What is wanted is an exact restatement of the lines from the one with "Output the Python" through the one with "import matplotlib.pyplot as plt", both included, and of no other lines.

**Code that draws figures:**
/---
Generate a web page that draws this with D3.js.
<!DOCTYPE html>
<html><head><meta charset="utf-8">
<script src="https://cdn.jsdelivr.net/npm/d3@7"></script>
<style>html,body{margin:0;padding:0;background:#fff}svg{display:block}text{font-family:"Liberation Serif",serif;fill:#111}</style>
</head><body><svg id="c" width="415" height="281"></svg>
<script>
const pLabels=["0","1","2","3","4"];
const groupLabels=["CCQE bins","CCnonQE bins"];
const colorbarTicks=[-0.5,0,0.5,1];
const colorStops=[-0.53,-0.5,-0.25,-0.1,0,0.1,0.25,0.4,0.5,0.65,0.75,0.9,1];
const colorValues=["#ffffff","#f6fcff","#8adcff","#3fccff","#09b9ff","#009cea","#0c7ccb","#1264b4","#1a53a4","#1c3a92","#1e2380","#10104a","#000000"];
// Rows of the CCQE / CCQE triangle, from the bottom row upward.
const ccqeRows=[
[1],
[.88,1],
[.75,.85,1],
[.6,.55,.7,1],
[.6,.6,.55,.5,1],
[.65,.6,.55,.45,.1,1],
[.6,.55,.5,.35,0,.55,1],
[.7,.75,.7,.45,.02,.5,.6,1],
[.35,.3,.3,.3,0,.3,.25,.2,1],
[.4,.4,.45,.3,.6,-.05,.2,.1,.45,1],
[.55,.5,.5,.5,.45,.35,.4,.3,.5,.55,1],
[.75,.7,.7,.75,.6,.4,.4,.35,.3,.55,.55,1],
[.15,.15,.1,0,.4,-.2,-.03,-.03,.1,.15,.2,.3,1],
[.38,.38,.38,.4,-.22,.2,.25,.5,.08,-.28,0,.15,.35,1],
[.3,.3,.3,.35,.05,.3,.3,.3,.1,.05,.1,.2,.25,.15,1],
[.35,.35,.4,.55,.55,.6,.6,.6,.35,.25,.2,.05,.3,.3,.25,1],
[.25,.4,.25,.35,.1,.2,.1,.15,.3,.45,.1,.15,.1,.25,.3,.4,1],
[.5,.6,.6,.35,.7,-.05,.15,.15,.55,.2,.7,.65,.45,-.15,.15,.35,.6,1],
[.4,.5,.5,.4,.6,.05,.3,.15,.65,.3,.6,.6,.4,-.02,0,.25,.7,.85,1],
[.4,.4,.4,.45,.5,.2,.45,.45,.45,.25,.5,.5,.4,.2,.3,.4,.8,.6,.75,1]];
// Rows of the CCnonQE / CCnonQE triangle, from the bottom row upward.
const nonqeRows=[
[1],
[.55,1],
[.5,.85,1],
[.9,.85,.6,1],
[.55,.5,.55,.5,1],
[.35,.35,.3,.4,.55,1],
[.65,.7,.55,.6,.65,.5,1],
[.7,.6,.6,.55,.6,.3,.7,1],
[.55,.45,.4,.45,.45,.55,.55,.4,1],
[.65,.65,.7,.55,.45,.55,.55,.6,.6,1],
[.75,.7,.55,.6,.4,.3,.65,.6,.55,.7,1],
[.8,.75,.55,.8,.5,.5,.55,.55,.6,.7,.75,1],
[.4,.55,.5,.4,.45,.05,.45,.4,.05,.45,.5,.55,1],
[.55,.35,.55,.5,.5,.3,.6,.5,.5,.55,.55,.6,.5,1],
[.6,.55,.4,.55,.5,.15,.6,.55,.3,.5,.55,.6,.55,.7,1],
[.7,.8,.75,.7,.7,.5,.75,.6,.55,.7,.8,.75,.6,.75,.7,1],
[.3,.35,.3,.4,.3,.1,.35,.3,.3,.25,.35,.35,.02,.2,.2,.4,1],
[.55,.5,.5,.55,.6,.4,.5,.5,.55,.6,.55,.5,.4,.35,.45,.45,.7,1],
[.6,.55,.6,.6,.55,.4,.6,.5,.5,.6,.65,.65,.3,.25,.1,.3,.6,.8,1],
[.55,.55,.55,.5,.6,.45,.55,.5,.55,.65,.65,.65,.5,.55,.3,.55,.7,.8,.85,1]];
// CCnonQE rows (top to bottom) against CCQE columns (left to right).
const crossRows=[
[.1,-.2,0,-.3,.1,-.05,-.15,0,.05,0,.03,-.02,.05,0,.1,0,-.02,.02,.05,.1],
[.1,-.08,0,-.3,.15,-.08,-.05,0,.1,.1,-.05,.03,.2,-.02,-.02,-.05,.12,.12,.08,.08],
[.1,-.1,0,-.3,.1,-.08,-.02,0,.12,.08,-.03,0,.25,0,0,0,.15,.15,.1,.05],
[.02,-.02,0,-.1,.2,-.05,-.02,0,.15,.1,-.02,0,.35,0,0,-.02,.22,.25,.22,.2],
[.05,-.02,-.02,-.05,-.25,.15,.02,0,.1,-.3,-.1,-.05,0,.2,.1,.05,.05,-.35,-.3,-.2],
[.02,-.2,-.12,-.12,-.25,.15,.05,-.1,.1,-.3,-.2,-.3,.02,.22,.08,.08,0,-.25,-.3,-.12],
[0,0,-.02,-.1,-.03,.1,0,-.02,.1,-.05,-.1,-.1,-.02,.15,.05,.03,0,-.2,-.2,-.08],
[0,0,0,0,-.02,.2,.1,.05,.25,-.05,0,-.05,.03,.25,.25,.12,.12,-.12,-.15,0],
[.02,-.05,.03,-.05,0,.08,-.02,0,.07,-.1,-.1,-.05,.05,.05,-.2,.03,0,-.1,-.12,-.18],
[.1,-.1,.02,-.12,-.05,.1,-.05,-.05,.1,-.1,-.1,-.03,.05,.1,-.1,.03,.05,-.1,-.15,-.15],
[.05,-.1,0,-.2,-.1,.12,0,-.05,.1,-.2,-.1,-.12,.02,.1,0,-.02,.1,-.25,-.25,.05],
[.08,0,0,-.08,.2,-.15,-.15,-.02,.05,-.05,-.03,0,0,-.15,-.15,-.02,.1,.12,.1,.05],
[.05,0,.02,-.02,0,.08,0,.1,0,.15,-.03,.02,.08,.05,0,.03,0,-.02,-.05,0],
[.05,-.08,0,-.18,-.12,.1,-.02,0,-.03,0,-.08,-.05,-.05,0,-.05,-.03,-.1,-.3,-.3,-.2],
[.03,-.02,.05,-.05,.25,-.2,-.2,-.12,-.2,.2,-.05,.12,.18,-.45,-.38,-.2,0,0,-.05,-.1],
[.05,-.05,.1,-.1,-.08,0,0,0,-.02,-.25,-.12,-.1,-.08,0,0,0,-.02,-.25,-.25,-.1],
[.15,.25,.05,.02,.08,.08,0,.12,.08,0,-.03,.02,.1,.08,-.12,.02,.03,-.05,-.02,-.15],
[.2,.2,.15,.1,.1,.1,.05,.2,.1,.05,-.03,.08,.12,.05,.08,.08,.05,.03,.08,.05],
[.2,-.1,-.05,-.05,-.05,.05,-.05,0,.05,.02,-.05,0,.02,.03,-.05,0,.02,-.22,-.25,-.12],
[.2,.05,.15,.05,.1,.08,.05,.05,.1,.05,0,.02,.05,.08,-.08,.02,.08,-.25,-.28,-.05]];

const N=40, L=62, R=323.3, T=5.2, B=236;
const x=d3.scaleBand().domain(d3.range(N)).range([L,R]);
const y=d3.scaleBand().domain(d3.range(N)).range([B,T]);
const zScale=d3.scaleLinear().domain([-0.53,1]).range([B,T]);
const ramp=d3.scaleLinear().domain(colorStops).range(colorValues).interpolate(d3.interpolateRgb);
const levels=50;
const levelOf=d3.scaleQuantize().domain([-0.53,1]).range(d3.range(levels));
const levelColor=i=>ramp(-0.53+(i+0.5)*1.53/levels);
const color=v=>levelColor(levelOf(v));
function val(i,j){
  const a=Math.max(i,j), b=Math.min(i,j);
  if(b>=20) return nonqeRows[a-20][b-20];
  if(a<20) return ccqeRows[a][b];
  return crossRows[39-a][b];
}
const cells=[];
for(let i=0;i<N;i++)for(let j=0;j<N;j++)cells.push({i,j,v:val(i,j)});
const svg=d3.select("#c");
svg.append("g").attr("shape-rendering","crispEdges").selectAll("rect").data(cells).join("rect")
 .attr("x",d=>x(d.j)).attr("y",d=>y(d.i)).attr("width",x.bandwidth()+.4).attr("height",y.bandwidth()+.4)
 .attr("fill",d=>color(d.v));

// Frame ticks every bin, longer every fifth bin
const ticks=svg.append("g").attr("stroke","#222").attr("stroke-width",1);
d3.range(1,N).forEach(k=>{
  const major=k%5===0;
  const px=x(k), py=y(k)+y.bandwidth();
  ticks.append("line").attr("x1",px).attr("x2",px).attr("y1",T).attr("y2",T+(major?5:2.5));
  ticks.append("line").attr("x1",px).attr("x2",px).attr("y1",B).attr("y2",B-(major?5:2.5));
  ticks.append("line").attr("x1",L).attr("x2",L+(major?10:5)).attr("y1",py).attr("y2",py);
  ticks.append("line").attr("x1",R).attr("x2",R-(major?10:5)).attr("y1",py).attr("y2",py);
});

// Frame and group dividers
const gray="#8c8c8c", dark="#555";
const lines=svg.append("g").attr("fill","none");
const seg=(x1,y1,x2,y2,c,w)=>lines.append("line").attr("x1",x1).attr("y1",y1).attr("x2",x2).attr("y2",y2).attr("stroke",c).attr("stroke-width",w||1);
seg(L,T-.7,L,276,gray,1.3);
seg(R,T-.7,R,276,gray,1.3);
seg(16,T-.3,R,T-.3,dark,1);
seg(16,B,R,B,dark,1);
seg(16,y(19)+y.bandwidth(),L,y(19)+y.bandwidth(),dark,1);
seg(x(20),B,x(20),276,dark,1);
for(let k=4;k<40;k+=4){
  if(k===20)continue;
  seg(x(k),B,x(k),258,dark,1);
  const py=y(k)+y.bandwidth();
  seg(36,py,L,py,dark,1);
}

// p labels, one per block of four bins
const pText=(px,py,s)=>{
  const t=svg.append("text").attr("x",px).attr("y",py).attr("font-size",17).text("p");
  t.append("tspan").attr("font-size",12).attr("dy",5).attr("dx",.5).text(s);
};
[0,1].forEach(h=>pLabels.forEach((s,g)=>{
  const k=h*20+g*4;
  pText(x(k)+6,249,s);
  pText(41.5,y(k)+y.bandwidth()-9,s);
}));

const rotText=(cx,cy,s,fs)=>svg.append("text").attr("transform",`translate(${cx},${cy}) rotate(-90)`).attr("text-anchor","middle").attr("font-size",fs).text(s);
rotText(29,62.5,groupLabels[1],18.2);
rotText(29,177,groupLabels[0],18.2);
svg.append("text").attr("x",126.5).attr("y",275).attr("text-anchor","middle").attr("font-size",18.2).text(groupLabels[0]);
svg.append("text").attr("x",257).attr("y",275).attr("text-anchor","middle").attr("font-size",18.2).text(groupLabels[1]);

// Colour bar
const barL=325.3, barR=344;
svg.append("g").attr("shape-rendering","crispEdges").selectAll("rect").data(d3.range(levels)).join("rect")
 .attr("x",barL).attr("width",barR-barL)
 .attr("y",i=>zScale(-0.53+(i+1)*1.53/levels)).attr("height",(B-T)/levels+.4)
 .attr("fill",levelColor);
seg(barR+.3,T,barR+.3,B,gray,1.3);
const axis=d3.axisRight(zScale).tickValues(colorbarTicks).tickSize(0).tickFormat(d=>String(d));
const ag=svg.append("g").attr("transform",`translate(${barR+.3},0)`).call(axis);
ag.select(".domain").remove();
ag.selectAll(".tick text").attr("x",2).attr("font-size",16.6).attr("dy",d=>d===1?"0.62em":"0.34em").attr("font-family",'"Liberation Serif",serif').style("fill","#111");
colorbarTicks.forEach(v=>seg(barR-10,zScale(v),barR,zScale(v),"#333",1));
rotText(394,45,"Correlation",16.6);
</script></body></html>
\---
/---
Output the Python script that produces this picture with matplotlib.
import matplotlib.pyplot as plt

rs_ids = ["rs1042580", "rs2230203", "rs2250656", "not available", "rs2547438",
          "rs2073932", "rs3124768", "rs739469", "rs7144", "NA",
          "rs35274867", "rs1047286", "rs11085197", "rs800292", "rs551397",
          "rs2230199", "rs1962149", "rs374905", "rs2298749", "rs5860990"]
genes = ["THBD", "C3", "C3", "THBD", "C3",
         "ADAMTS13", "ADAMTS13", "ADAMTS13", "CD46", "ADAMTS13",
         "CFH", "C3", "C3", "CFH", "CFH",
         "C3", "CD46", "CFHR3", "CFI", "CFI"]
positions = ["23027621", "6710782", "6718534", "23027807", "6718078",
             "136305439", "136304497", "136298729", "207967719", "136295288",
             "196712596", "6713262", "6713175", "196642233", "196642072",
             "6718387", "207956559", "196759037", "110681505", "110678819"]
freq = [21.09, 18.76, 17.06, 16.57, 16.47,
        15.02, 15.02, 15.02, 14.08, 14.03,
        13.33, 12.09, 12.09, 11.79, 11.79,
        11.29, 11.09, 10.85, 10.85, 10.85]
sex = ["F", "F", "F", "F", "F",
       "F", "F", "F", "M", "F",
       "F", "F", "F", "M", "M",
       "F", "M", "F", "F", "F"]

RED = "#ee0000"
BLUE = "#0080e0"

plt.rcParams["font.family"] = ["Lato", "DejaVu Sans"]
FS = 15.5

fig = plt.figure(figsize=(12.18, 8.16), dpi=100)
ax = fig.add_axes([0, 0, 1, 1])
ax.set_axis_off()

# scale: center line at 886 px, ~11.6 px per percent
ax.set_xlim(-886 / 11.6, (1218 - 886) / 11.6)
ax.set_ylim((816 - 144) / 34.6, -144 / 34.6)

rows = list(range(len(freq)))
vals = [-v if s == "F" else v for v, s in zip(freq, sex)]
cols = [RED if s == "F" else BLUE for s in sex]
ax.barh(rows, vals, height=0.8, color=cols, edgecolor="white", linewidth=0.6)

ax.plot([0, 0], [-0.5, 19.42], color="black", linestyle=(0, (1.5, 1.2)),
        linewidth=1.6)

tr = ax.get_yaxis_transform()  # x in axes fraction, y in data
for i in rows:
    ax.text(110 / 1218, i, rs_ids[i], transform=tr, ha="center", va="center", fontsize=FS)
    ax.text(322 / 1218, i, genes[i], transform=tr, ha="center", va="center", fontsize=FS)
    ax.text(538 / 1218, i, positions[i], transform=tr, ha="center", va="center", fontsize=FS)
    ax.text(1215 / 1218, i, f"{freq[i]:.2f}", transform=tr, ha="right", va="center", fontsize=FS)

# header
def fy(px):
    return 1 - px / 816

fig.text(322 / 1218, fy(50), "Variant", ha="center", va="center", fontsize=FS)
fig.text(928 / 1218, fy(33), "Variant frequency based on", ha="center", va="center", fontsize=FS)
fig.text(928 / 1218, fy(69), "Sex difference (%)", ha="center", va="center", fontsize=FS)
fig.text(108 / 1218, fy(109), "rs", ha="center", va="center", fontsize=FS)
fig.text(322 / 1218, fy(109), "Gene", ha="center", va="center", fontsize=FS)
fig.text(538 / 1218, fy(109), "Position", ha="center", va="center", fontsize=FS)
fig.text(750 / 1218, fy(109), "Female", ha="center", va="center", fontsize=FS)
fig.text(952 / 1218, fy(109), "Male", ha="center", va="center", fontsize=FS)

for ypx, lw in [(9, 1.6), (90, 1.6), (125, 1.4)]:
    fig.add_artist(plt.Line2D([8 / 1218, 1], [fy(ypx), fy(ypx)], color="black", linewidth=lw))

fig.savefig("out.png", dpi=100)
\---
**Full response:**
Output the Python script that produces this picture with matplotlib.
import matplotlib.pyplot as plt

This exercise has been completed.